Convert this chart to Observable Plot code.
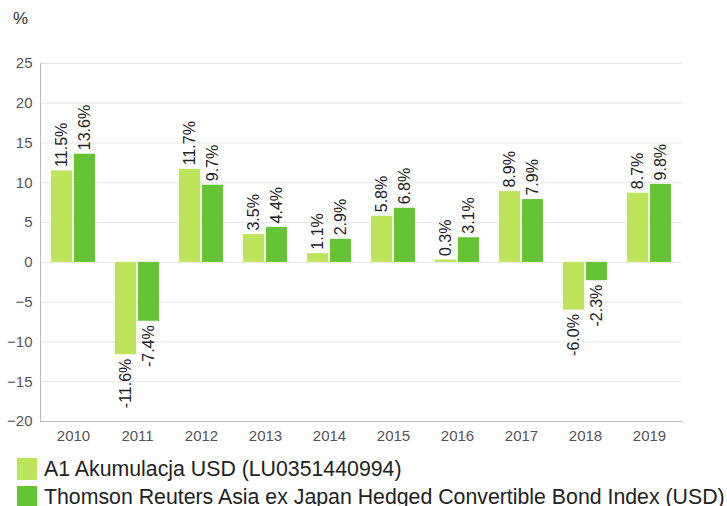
<!DOCTYPE html>
<html>
<head>
<meta charset="utf-8">
<script src="https://cdn.jsdelivr.net/npm/d3@7"></script>
<script src="https://cdn.jsdelivr.net/npm/@observablehq/plot@0.6"></script>
<style>
  html, body { margin: 0; padding: 0; background: #fff; }
  body { width: 727px; height: 506px; position: relative; overflow: hidden; font-family: "Liberation Sans", Arial, sans-serif; }
  #unit { position: absolute; left: 13px; top: 9px; font-size: 17px; color: #333; }
  #chart { position: absolute; left: 0; top: 0; }
  .legend { position: absolute; left: 17px; font-size: 21.3px; color: #222; display: flex; align-items: center; white-space: nowrap; height: 22px; }
  .legend .sw { width: 20px; height: 22px; margin-right: 7px; display: inline-block; flex: none; }
</style>
</head>
<body>
<div id="chart"></div>
<div id="unit">%</div>
<div id="legend"></div>
<script>
const years = ["2010", "2011", "2012", "2013", "2014", "2015", "2016", "2017", "2018", "2019"];
const fundValues = [11.5, -11.6, 11.7, 3.5, 1.1, 5.8, 0.3, 8.9, -6.0, 8.7];
const indexValues = [13.6, -7.4, 9.7, 4.4, 2.9, 6.8, 3.1, 7.9, -2.3, 9.8];
const seriesNames = ["A1 Akumulacja USD (LU0351440994)", "Thomson Reuters Asia ex Japan Hedged Convertible Bond Index (USD)"];
const seriesColors = ["#bce55c", "#64c434"];
const yTicks = [-20, -15, -10, -5, 0, 5, 10, 15, 20, 25];

const fund = years.map((y, i) => ({year: y, value: fundValues[i]}));
const index = years.map((y, i) => ({year: y, value: indexValues[i]}));
const fmt = d => d.value.toFixed(1) + "%";
const half = 22.9, off = 11.6;

function labels(data, dx) {
  return [
    Plot.text(data.filter(d => d.value >= 0), {x: "year", y: "value", text: fmt, rotate: -90, textAnchor: "start", dx, dy: -4, fill: "#222", fontSize: 16}),
    Plot.text(data.filter(d => d.value < 0), {x: "year", y: "value", text: fmt, rotate: -90, textAnchor: "end", dx, dy: 4, fill: "#222", fontSize: 16})
  ];
}

const chart = Plot.plot({
  width: 727, height: 452,
  marginLeft: 40, marginRight: 45, marginTop: 63, marginBottom: 31,
  style: {fontFamily: "'Liberation Sans', Arial, sans-serif", fontSize: "15px", color: "#555", background: "white"},
  x: {domain: years, paddingInner: 0.31, paddingOuter: 0.155, label: null},
  y: {domain: [-20, 25], label: null},
  marks: [
    Plot.gridY(yTicks, {stroke: "#e6e6e6", strokeOpacity: 1}),
    Plot.barY(fund, {x: "year", y: "value", fill: seriesColors[0], insetRight: half}),
    Plot.barY(index, {x: "year", y: "value", fill: seriesColors[1], insetLeft: half}),
    ...labels(fund, -off),
    ...labels(index, off),
    Plot.ruleY([-20], {stroke: "#bbb"}),
    Plot.frame({anchor: "left", stroke: "#bbb"}),
    Plot.axisY(yTicks, {tickSize: 0, tickPadding: 8, fill: "#555", fontSize: 15}),
    Plot.axisX({tickSize: 0, tickPadding: 9, fill: "#555", fontSize: 15})
  ]
});
document.getElementById("chart").appendChild(chart);

const legend = document.getElementById("legend");
seriesNames.forEach((name, i) => {
  const row = document.createElement("div");
  row.className = "legend";
  row.style.top = (458 + i * 28) + "px";
  const sw = document.createElement("span");
  sw.className = "sw";
  sw.style.background = seriesColors[i];
  const t = document.createElement("span");
  t.textContent = name;
  row.appendChild(sw);
  row.appendChild(t);
  legend.appendChild(row);
});
</script>
</body>
</html>
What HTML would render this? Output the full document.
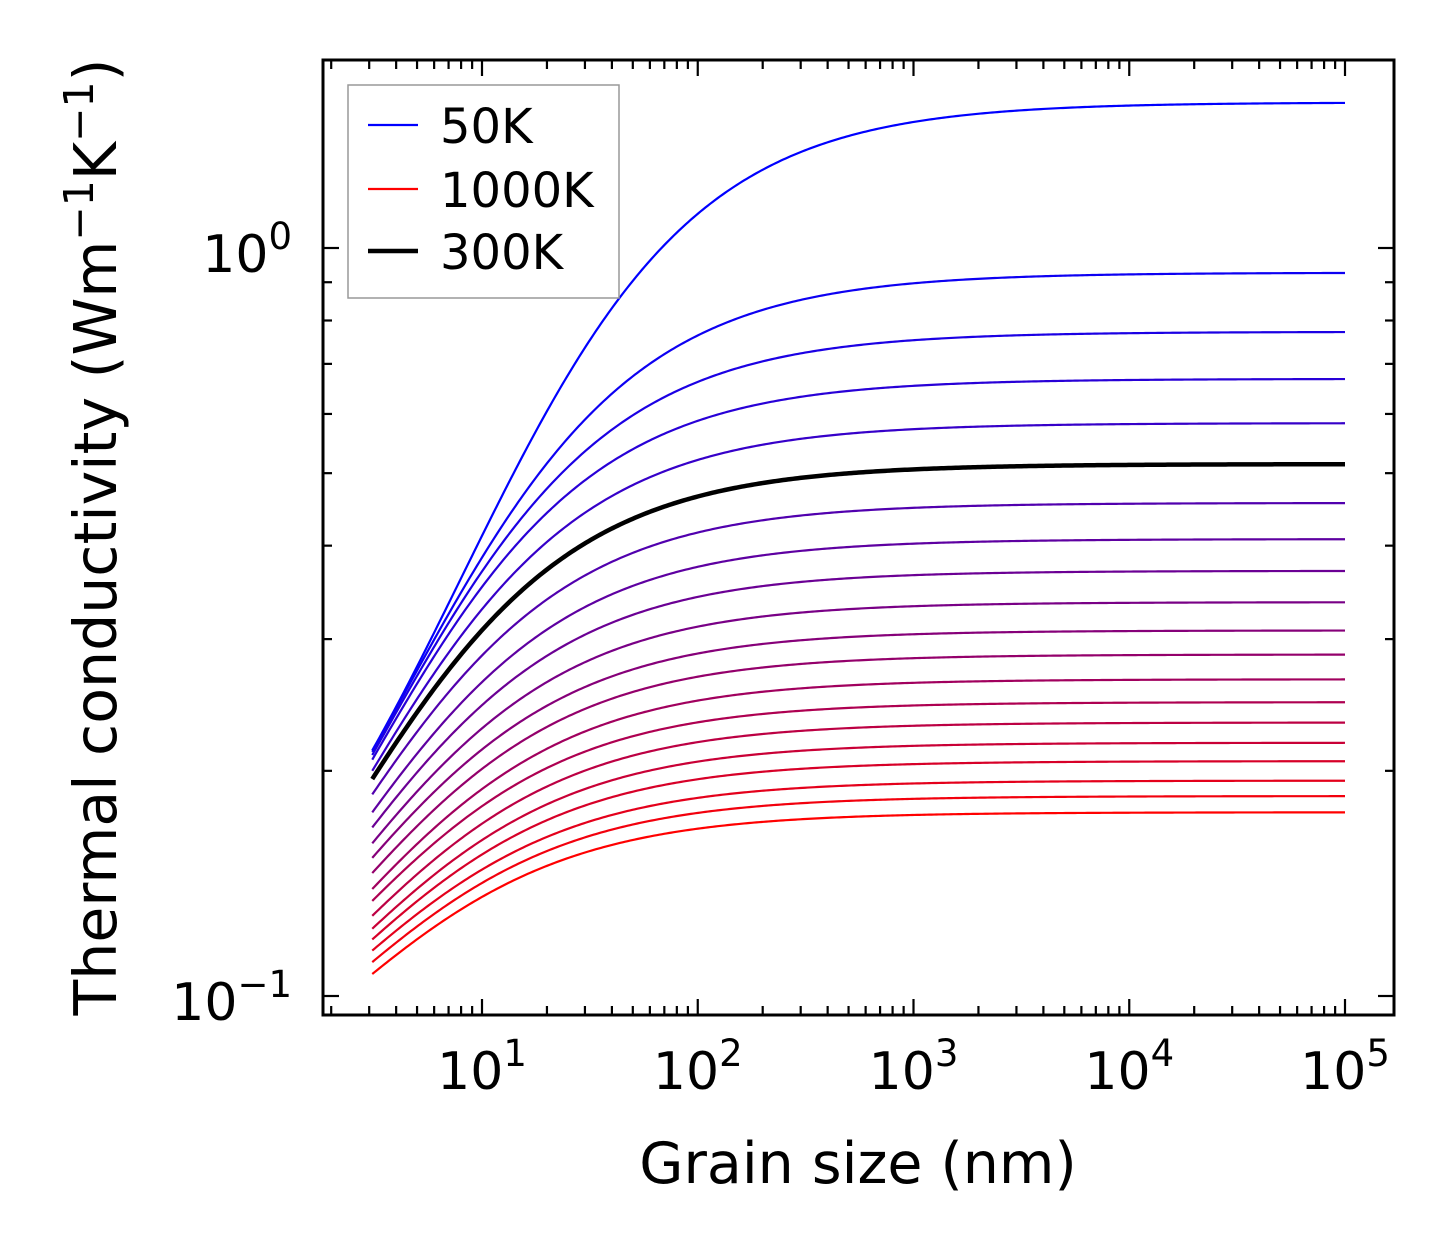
<!DOCTYPE html>
<html><head><meta charset="utf-8"><style>
body{margin:0;background:#fff;}
svg text{font-family:"DejaVu Sans","Liberation Sans",sans-serif;fill:#000;}
</style></head><body>
<svg id="chart" width="1454" height="1254" viewBox="0 0 1454 1254" xmlns="http://www.w3.org/2000/svg">
<rect width="1454" height="1254" fill="#fff"/>
<g id="curves"></g>
<g id="ticks"></g>
<rect x="323" y="60" width="1071" height="955" fill="none" stroke="#000" stroke-width="3"/>
<g>
<rect x="348" y="85" width="271" height="213" fill="#fff" stroke="#999" stroke-width="1.5"/>
<line x1="368" y1="125" x2="418" y2="125" stroke="#0000ff" stroke-width="2.2"/>
<text x="440" y="143" font-size="48">50K</text>
<line x1="368" y1="189" x2="418" y2="189" stroke="#ff0000" stroke-width="2.2"/>
<text x="440" y="207" font-size="48">1000K</text>
<line x1="368" y1="251" x2="418" y2="251" stroke="#000" stroke-width="4.5"/>
<text x="440" y="269" font-size="48">300K</text>
</g>
<text x="858" y="1183" font-size="57" text-anchor="middle">Grain size (nm)</text>
<text transform="translate(116,537) rotate(-90)" font-size="58.5" text-anchor="middle">Thermal conductivity (Wm<tspan dy="-23" font-size="41">−1</tspan><tspan dy="23">K</tspan><tspan dy="-23" font-size="41">−1</tspan><tspan dy="23">)</tspan></text>
</svg>
<script>
// temperatures (K)
const temps = [50,100,150,200,250,300,350,400,450,500,550,600,650,700,750,800,850,900,950,1000];
// conductivity at smallest grain size (3.1 nm)
const kStart = [0.213,0.212,0.210,0.207,0.200,0.195,0.186,0.176,0.168,0.160,0.153,0.146,0.139,0.134,0.128,0.123,0.119,0.115,0.111,0.107];
// bulk conductivity (1e5 nm)
const kBulk = [1.563,0.926,0.772,0.668,0.583,0.514,0.456,0.408,0.370,0.336,0.308,0.286,0.265,0.247,0.232,0.218,0.206,0.194,0.185,0.176];
// characteristic grain size (nm) of the boundary-scattering roll-off
const charSize = [8,4.2,3.2,2.6,2.3,2.1,2,2,2,2,2,2,2,2,2,2,2,2,2,2];
const xTicks = [1,2,3,4,5];
const yTicks = [-1,0];
const gMin = 3.1, gMax = 1e5;

const X = v => 482 + (Math.log10(v) - 1) * 215.75;
const Y = v => 248 - Math.log10(v) * 748;
const NS = "http://www.w3.org/2000/svg";
function mk(tag, attrs, parent){const e=document.createElementNS(NS,tag);for(const k in attrs)e.setAttribute(k,attrs[k]);parent.appendChild(e);return e;}

const cg = document.getElementById('curves');
let blackPath = null;
const q = 0.8;
temps.forEach((t,i)=>{
  const ls = Math.log10(kStart[i]), lb = Math.log10(kBulk[i]);
  const cq = Math.pow(charSize[i], q);
  const h = L => { const a = Math.pow(L, q); return a/(a+cq); };
  const h0 = h(gMin), h1 = h(gMax);
  let d = "";
  for(let j=0;j<=400;j++){
    const L = Math.pow(10, Math.log10(gMin) + (Math.log10(gMax)-Math.log10(gMin))*j/400);
    const g = (h(L)-h0)/(h1-h0);
    const k = Math.pow(10, ls + (lb-ls)*g);
    d += (j?"L":"M") + X(L).toFixed(2) + "," + Y(k).toFixed(2);
  }
  const f = i/(temps.length-1);
  const col = `rgb(${Math.round(255*f)},0,${Math.round(255*(1-f))})`;
  const p = mk('path',{d:d,fill:'none',stroke:t===300?'#000':col,'stroke-width':t===300?4.5:2.2},cg);
  
  
  if(t===300) blackPath=p;
});
if(blackPath) cg.appendChild(blackPath);

const tg = document.getElementById('ticks');
const L=323,R=1394,T=60,B=1015;
function tick(x1,y1,x2,y2){const l=mk('line',{x1,y1,x2,y2,stroke:'#000','stroke-width':2.2},tg);

}
for(let e=0;e<=5;e++){
  for(let m=1;m<=9;m++){
    const x=X(m*Math.pow(10,e)); if(x<L||x>R) continue;
    const len = m===1?16:9;
    tick(x,B,x,B-len); tick(x,T,x,T+len);
  }
}
for(let e=-2;e<=0;e++){
  for(let m=1;m<=9;m++){
    const y=Y(m*Math.pow(10,e)); if(y<T||y>B) continue;
    const len = m===1?16:9;
    tick(L,y,L+len,y); tick(R,y,R-len,y);
  }
}
xTicks.forEach(e=>{
  const t=mk('text',{x:X(Math.pow(10,e)),y:1089,'font-size':52,'text-anchor':'middle'},tg);
  
  
  t.innerHTML='10<tspan dy="-23" font-size="37">'+e+'</tspan>';
});
yTicks.forEach(e=>{
  const t=mk('text',{x:292,y:Y(Math.pow(10,e))+24,'font-size':52,'text-anchor':'end'},tg);
  
  
  t.innerHTML='10<tspan dy="-23" font-size="37">'+(e<0?'−'+(-e):e)+'</tspan>';
});
</script>
</body></html>
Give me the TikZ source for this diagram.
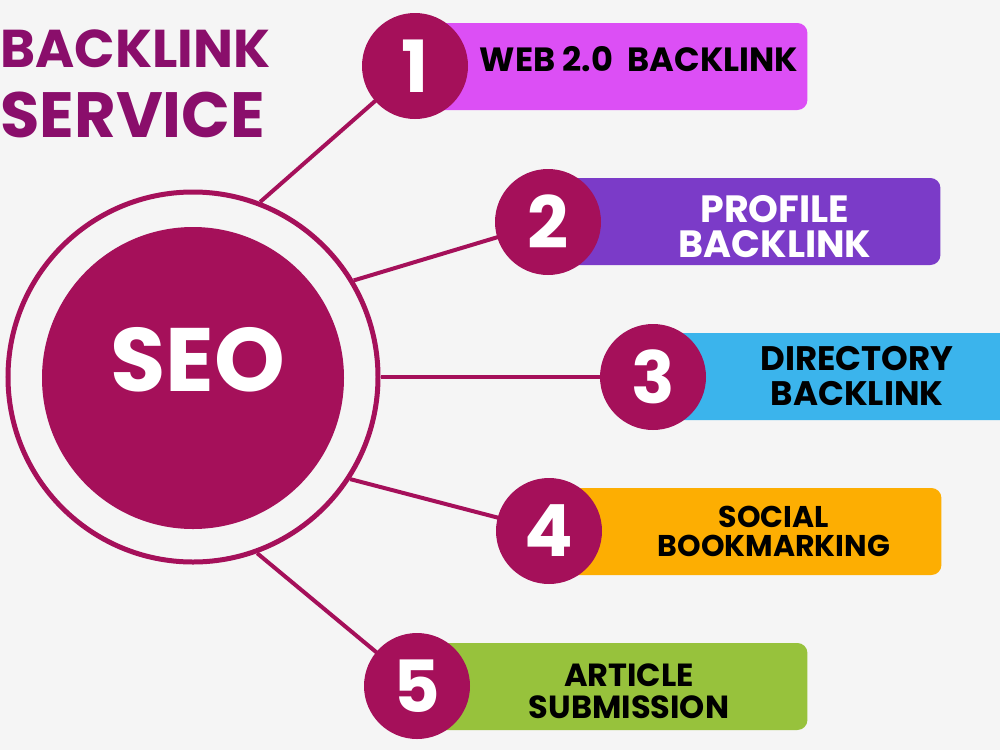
\documentclass[tikz,border=0pt]{standalone}
\usepackage{fontspec}
\setmainfont{Poppins}
\definecolor{bg}{HTML}{F5F5F5}
\definecolor{seo}{HTML}{A5105A}
\definecolor{ttl}{HTML}{8A0E6B}
\definecolor{barA}{HTML}{DC4FF5}
\definecolor{barB}{HTML}{7B3BC8}
\definecolor{barC}{HTML}{3BB4EC}
\definecolor{barD}{HTML}{FDAE02}
\definecolor{barE}{HTML}{97C23C}
\tikzset{
  numcirc/.style={circle, fill=seo, minimum size=53pt, inner sep=0pt, text=white, font=\bfseries\fontsize{36}{36}\selectfont},
  barbox/.style={fill=#1, rounded corners=5pt, draw=none, inner sep=0pt, minimum height=43.5pt, anchor=west},
  bartext/.style={anchor=base, inner sep=0pt},
  link/.style={draw=seo, line width=2pt},
  titletext/.style={anchor=base west, text=ttl, inner sep=0pt},
}
\begin{document}
\begin{tikzpicture}[x=0.5pt,y=-0.5pt]
\useasboundingbox[fill=bg] (0,0) rectangle (1000,750);
% title
\node[titletext, font=\bfseries\fontsize{26.6}{30}\selectfont] (title1) at (0,67) {BACKLINK};
\node[titletext, font=\bfseries\fontsize{32}{34}\selectfont] (title2) at (0,137) {SERVICE};
% central circles
\node[circle, draw=seo, line width=2.5pt, minimum size=185pt, inner sep=0pt] (ring) at (193,377) {};
\node[circle, fill=seo, minimum size=151pt, inner sep=0pt] (core) at (193,378) {};
\node[text=white, font=\bfseries\fontsize{45}{45}\selectfont, inner sep=0pt] (seotxt) at (198,360) {SEO};
% bars
\node[barbox=barA, minimum width=196pt] (b1) at (415,66.5) {};
\node[barbox=barB, minimum width=196pt] (b2) at (548,221.5) {};
\node[barbox=barC, minimum width=190pt] (b3) at (653,376.5) {};
\node[barbox=barD, minimum width=196pt] (b4) at (549,531.5) {};
\node[barbox=barE, minimum width=195pt] (b5) at (417,686.5) {};
% connectors
\draw[link] (ring.69) -- (415,66) coordinate (c1);
\draw[link] (ring.31) -- (548,222) coordinate (c2);
\draw[link] (ring.0) -- (653,377) coordinate (c3);
\draw[link] (ring.-33) -- (549,531) coordinate (c4);
\draw[link] (ring.-70) -- (417,686) coordinate (c5);
% number circles
\node[numcirc] (n1) at (c1) {1};
\node[numcirc] (n2) at (c2) {2};
\node[numcirc] (n3) at (c3) {3};
\node[numcirc] (n4) at (c4) {4};
\node[numcirc] (n5) at (c5) {5};
% bar texts
\node[bartext, font=\bfseries\fontsize{16.8}{17}\selectfont] (t1) at (639,71) {WEB 2.0\ \ BACKLINK};
\node[bartext, text=white, font=\bfseries\fontsize{19}{19}\selectfont] (t2a) at (775,222) {PROFILE};
\node[bartext, text=white, font=\bfseries\fontsize{19}{19}\selectfont] (t2b) at (775,257) {BACKLINK};
\node[bartext, font=\bfseries\fontsize{17}{17}\selectfont] (t3a) at (857,370) {DIRECTORY};
\node[bartext, font=\bfseries\fontsize{17}{17}\selectfont] (t3b) at (857,405) {BACKLINK};
\node[bartext, font=\bfseries\fontsize{15}{15}\selectfont] (t4a) at (774,527) {SOCIAL};
\node[bartext, font=\bfseries\fontsize{15}{15}\selectfont] (t4b) at (774,556) {BOOKMARKING};
\node[bartext, font=\bfseries\fontsize{16}{16}\selectfont] (t5a) at (629,686) {ARTICLE};
\node[bartext, font=\bfseries\fontsize{16}{16}\selectfont] (t5b) at (629,718) {SUBMISSION};
\end{tikzpicture}
\end{document}
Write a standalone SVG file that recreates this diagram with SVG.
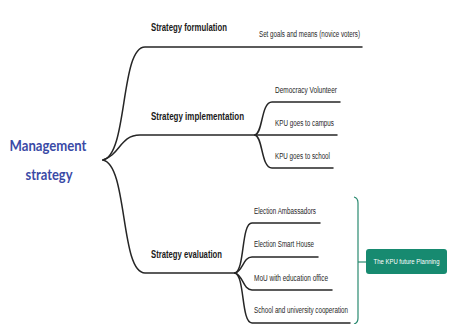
<svg xmlns="http://www.w3.org/2000/svg" width="453" height="324" viewBox="0 0 453 324">
<style>
.bg{fill:#ffffff}
.ln{fill:none;stroke:#262626;stroke-width:1.5;stroke-linecap:round}
.br{fill:none;stroke:#2a8a70;stroke-width:1.2}
.root{font-family:"Lato","Liberation Sans",sans-serif;font-weight:bold;font-size:16px;fill:#3a4aa6;text-anchor:middle}
.t1{font-family:"Liberation Sans",sans-serif;font-weight:bold;font-size:10.5px;fill:#1a1a1a}
.t2{font-family:"Liberation Sans",sans-serif;font-size:8.5px;fill:#262626}
.box{fill:#178a70}
.bt{font-family:"Liberation Sans",sans-serif;font-size:7px;fill:#ffffff;text-anchor:middle}
</style>
<rect class="bg" x="0" y="0" width="453" height="324"/>
<g id="connectors">
<path class="ln" d="M103,160 C128,155 120,47 145,47 H362"/>
<path class="ln" d="M103,160 C120,155 120,135 140,135 H255"/>
<path class="ln" d="M103,160 C128,165 120,273 145,273 H235"/>
<path class="ln" d="M255,135 C263,133 261,102 272,102 H340"/>
<path class="ln" d="M255,135 H337"/>
<path class="ln" d="M255,135 C263,137 261,168 272,168 H333"/>
<path class="ln" d="M235,273 C245,270 241,223 252,223 H320"/>
<path class="ln" d="M235,273 C243,271 243,257 252,257 H318"/>
<path class="ln" d="M235,273 C243,275 243,290 252,290 H332"/>
<path class="ln" d="M235,273 C245,276 241,323 252,323 H350"/>
<path class="br" d="M354,197 Q358,198 358,203 V318 Q358,323 354,324"/>
<path class="br" d="M358,262 H367"/>
</g>
<g id="root">
<text class="root" x="48" y="151" textLength="77" lengthAdjust="spacingAndGlyphs">Management</text>
<text class="root" x="49" y="180" textLength="47" lengthAdjust="spacingAndGlyphs">strategy</text>
</g>
<g id="formulation">
<text class="t1" x="151" y="31" textLength="76" lengthAdjust="spacingAndGlyphs">Strategy formulation</text>
</g>
<g id="goals">
<text class="t2" x="259" y="37" textLength="101" lengthAdjust="spacingAndGlyphs">Set goals and means (novice voters)</text>
</g>
<g id="implementation">
<text class="t1" x="151" y="120" textLength="93" lengthAdjust="spacingAndGlyphs">Strategy implementation</text>
</g>
<g id="democracy">
<text class="t2" x="275" y="93" textLength="62" lengthAdjust="spacingAndGlyphs">Democracy Volunteer</text>
</g>
<g id="campus">
<text class="t2" x="275" y="126" textLength="59" lengthAdjust="spacingAndGlyphs">KPU goes to campus</text>
</g>
<g id="school">
<text class="t2" x="275" y="159" textLength="55" lengthAdjust="spacingAndGlyphs">KPU goes to school</text>
</g>
<g id="evaluation">
<text class="t1" x="151" y="258" textLength="71" lengthAdjust="spacingAndGlyphs">Strategy evaluation</text>
</g>
<g id="ambassadors">
<text class="t2" x="254" y="214" textLength="62" lengthAdjust="spacingAndGlyphs">Election Ambassadors</text>
</g>
<g id="smarthouse">
<text class="t2" x="254" y="247" textLength="60" lengthAdjust="spacingAndGlyphs">Election Smart House</text>
</g>
<g id="mou">
<text class="t2" x="254" y="281" textLength="74" lengthAdjust="spacingAndGlyphs">MoU with education office</text>
</g>
<g id="cooperation">
<text class="t2" x="254" y="313" textLength="94" lengthAdjust="spacingAndGlyphs">School and university cooperation</text>
</g>
<g id="planning">
<rect class="box" x="366" y="249" width="81" height="25" rx="3"/>
<text class="bt" x="406.5" y="264" textLength="66" lengthAdjust="spacingAndGlyphs">The KPU future Planning</text>
</g>
</svg>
=-=-=
**What the task requires:**
Exactly as written, please give again the lines from the beginning of the listing through the line containing "const half = 22.9, off = 11.6;", inclusive, without any pictures.

**Final result:**
Convert this chart to Observable Plot code.
<!DOCTYPE html>
<html>
<head>
<meta charset="utf-8">
<script src="https://cdn.jsdelivr.net/npm/d3@7"></script>
<script src="https://cdn.jsdelivr.net/npm/@observablehq/plot@0.6"></script>
<style>
  html, body { margin: 0; padding: 0; background: #fff; }
  body { width: 727px; height: 506px; position: relative; overflow: hidden; font-family: "Liberation Sans", Arial, sans-serif; }
  #unit { position: absolute; left: 13px; top: 9px; font-size: 17px; color: #333; }
  #chart { position: absolute; left: 0; top: 0; }
  .legend { position: absolute; left: 17px; font-size: 21.3px; color: #222; display: flex; align-items: center; white-space: nowrap; height: 22px; }
  .legend .sw { width: 20px; height: 22px; margin-right: 7px; display: inline-block; flex: none; }
</style>
</head>
<body>
<div id="chart"></div>
<div id="unit">%</div>
<div id="legend"></div>
<script>
const years = ["2010", "2011", "2012", "2013", "2014", "2015", "2016", "2017", "2018", "2019"];
const fundValues = [11.5, -11.6, 11.7, 3.5, 1.1, 5.8, 0.3, 8.9, -6.0, 8.7];
const indexValues = [13.6, -7.4, 9.7, 4.4, 2.9, 6.8, 3.1, 7.9, -2.3, 9.8];
const seriesNames = ["A1 Akumulacja USD (LU0351440994)", "Thomson Reuters Asia ex Japan Hedged Convertible Bond Index (USD)"];
const seriesColors = ["#bce55c", "#64c434"];
const yTicks = [-20, -15, -10, -5, 0, 5, 10, 15, 20, 25];

const fund = years.map((y, i) => ({year: y, value: fundValues[i]}));
const index = years.map((y, i) => ({year: y, value: indexValues[i]}));
const fmt = d => d.value.toFixed(1) + "%";
const half = 22.9, off = 11.6;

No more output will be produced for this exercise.